Along with hundreds of thousands of other Oregonians, our home got about 5/8 of an inch of ice in that horrendous weather disaster. We lost lots of trees, including two big branches from an ancient white oak.
And our electricity was out for 12 days. Not fun, obviously.
It's difficult to forecast freezing rain, since it requires a special atmospheric setup: a layer of warm air that melts frozen precipitation, which then freezes when it hits cold surfaces. I'd seen estimates that the Salem area, where we live, could get as much as four-tenths of an inch of ice from freezing rain.
Not as much as in 2021, but enough to cause problems with falling limbs/trees and power outages. So foe days I doom scrolled my iPhone's weather apps, along with perusing the National Weather Service web site for our location and the weather news on Portland TV stations.
In the end, we only got a few tenths of an inch of ice. Maybe that doesn't seem like a lot. Believe me, it is. Our driveway in rural south Salem became a solid sheet of ice, impossible to walk or drive on, even with my Subaru Crosstrek and its winter tires.
That dark dot in the driveway is a stuffed wolf. More about that in a bit. Above is a photo of the upper part of our driveway, where I'd parked the Subaru close to Lake Drive. This is what just a little bit of freezing rain can produce: virtually impassible roads.
Also, very difficult to walk on walkways, like the one leading to our front door. Take one step on the walkway without temporary cleats on shoes and you'll be on your butt. I know, because that almost happened to me this morning.
Freezing rain isn't nearly as attractive as snow. It gave our yard a sort of snow-like feel, but it's easy to walk on snow. You can play in it. You can throw it. With freezing rain, you struggle to deal with it. It's the nastiest form of winter precipitation.
Still, since our electricity didn't go off -- my biggest worry with this 2022 ice storm -- I was in a pretty buoyant mood this afternoon. So I did engage with the ice on our driveway in a playful fashion.

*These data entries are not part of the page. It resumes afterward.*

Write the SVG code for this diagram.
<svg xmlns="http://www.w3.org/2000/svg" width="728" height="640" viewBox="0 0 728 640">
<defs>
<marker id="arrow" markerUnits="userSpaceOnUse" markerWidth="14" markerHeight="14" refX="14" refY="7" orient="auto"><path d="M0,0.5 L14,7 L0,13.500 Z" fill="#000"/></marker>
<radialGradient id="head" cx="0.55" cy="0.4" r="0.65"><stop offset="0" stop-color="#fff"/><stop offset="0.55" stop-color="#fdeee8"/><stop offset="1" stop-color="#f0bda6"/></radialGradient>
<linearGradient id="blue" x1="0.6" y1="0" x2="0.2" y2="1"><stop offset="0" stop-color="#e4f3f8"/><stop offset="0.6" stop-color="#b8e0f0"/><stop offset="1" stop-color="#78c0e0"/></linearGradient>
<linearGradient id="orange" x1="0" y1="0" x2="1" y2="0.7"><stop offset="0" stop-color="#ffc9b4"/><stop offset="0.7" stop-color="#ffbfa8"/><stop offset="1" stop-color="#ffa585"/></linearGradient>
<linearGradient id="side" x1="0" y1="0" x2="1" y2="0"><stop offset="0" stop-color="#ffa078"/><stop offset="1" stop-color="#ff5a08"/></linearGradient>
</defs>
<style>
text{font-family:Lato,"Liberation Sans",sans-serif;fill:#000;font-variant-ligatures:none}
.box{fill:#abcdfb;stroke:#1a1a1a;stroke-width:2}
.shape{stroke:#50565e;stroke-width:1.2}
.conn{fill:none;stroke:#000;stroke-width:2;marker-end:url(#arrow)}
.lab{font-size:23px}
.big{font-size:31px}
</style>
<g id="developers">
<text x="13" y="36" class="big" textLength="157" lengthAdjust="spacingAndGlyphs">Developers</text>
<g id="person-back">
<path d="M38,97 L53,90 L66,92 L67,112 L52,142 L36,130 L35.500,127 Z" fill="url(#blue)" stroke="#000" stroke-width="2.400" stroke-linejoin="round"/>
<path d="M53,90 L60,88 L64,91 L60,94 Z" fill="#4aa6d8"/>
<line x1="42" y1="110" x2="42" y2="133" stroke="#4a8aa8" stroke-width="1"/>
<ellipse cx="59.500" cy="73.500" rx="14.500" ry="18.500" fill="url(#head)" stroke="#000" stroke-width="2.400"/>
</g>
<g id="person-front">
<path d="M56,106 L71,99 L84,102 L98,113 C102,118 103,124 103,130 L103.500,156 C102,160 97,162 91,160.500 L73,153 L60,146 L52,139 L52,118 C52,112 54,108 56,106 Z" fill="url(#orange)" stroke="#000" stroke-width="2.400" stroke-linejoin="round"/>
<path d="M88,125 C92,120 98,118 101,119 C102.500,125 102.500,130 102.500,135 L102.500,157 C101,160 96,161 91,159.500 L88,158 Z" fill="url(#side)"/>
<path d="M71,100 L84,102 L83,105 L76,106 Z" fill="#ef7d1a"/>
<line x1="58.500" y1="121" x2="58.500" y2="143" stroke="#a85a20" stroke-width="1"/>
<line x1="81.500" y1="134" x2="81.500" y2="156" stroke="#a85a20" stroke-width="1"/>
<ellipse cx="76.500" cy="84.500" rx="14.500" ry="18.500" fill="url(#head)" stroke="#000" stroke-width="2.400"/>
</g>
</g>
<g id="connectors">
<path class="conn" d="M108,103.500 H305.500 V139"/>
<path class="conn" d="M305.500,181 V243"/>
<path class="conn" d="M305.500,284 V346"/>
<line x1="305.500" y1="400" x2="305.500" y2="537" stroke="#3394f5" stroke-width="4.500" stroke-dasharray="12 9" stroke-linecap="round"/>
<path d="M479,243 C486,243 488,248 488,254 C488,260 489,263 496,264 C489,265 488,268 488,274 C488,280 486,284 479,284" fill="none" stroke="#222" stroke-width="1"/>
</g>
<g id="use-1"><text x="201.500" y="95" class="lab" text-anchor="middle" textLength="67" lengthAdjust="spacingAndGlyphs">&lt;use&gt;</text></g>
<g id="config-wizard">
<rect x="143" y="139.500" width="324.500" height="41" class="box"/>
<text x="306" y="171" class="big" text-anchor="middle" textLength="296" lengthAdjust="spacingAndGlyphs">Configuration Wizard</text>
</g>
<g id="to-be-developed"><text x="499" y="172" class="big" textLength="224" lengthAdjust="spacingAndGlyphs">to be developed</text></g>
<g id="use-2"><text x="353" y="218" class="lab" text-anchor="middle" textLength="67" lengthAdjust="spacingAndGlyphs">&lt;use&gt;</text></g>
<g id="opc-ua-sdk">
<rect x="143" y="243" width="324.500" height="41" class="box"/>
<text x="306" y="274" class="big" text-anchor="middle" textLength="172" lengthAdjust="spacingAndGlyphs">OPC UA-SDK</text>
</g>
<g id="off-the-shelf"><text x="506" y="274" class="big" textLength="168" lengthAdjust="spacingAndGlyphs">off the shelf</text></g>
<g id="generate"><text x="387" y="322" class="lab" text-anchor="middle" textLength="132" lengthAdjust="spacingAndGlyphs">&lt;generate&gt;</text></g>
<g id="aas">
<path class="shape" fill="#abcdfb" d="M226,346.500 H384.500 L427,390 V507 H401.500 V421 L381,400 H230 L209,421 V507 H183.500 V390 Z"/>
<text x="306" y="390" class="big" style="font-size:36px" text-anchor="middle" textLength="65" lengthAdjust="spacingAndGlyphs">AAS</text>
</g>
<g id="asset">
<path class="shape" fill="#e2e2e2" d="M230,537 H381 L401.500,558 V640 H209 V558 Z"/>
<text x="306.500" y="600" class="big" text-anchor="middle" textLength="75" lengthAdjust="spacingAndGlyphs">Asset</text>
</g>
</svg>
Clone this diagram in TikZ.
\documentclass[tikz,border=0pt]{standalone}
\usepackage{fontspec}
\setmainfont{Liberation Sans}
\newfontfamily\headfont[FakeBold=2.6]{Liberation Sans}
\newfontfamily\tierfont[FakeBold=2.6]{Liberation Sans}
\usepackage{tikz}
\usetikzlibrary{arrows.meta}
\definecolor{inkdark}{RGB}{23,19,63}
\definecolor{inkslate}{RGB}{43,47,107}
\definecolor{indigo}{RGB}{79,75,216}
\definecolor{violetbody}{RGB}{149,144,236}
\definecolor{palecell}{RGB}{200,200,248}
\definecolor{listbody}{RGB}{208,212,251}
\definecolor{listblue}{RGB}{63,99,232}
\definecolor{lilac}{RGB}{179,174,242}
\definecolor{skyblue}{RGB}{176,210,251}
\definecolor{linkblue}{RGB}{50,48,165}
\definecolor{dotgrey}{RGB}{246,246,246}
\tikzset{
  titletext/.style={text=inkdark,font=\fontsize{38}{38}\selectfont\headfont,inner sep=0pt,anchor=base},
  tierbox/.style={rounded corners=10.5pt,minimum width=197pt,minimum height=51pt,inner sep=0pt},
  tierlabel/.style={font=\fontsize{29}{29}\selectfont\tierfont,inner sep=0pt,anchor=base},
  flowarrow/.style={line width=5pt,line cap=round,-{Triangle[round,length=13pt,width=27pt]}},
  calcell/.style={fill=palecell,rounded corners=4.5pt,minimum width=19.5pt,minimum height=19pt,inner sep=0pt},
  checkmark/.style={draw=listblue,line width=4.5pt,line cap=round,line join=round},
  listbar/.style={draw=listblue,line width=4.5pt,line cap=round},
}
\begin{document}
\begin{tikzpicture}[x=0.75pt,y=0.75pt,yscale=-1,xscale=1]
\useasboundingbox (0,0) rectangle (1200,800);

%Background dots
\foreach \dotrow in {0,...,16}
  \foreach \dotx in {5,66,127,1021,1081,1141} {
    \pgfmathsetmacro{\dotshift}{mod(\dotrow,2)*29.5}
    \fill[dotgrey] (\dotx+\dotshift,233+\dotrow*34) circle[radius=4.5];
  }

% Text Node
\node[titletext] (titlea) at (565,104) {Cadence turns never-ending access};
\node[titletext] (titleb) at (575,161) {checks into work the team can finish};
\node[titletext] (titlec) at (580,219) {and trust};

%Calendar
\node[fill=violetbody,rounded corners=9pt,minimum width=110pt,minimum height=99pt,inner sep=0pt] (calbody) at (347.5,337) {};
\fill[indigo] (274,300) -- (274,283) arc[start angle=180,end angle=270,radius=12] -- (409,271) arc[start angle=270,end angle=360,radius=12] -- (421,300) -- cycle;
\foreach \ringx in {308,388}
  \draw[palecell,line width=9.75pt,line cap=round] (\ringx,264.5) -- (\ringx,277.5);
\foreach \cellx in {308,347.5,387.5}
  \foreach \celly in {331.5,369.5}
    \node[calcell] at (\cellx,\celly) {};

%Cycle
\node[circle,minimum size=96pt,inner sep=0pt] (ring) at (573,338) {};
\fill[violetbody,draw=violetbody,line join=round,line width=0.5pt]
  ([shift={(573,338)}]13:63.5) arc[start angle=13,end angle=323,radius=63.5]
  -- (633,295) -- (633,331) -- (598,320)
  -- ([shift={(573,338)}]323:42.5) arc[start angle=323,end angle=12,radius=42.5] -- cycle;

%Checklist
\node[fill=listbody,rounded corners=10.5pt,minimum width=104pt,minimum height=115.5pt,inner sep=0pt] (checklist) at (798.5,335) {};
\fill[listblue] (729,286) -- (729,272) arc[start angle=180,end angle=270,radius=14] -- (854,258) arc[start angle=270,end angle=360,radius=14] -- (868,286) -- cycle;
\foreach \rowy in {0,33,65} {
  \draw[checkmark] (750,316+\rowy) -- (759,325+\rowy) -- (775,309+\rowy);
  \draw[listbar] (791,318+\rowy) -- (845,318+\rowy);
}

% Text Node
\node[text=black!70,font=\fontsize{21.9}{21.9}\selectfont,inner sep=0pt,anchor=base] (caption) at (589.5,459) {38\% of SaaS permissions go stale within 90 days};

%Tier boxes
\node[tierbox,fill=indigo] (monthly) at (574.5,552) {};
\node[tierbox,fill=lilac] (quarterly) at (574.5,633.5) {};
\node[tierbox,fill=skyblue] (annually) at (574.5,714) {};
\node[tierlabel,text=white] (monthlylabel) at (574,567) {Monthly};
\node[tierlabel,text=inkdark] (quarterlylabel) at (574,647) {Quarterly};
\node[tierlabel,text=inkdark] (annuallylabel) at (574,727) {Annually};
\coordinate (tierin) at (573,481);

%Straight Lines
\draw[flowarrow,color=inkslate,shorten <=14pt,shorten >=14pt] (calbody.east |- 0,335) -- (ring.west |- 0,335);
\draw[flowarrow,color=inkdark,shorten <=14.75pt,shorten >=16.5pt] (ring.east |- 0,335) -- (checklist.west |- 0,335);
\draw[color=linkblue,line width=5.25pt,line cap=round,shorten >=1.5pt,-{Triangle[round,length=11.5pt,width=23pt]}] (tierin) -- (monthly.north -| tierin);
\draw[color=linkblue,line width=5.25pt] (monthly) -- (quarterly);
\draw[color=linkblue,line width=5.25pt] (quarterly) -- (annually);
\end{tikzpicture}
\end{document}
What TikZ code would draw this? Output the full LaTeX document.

My scientific quest was to determine what would slide furthest: a shoe, a banana, or a stuffed wolf? After the experiment, I then attempted to rescue the wolf from the middle of the driveway, which didn't go so well, as shown in the video. Nonetheless, I await my senior citizen scientist award.
The video shows the lighter side of white ice. Black ice is scarier, being clear, so a roadway can look fine when it really isn't. I wrote about this in "Black ice story in New Yorker brings back some slippery memories."
I'm hoping that a story in the most recent issue of The New Yorker, "Black Ice, Near-Death, and Transcendence on I-91," will make people more aware of the dangers of black ice, and also reassure people like me who live in areas that don't get a lot of snow, but do regularly get black ice, that we aren't winter weenies.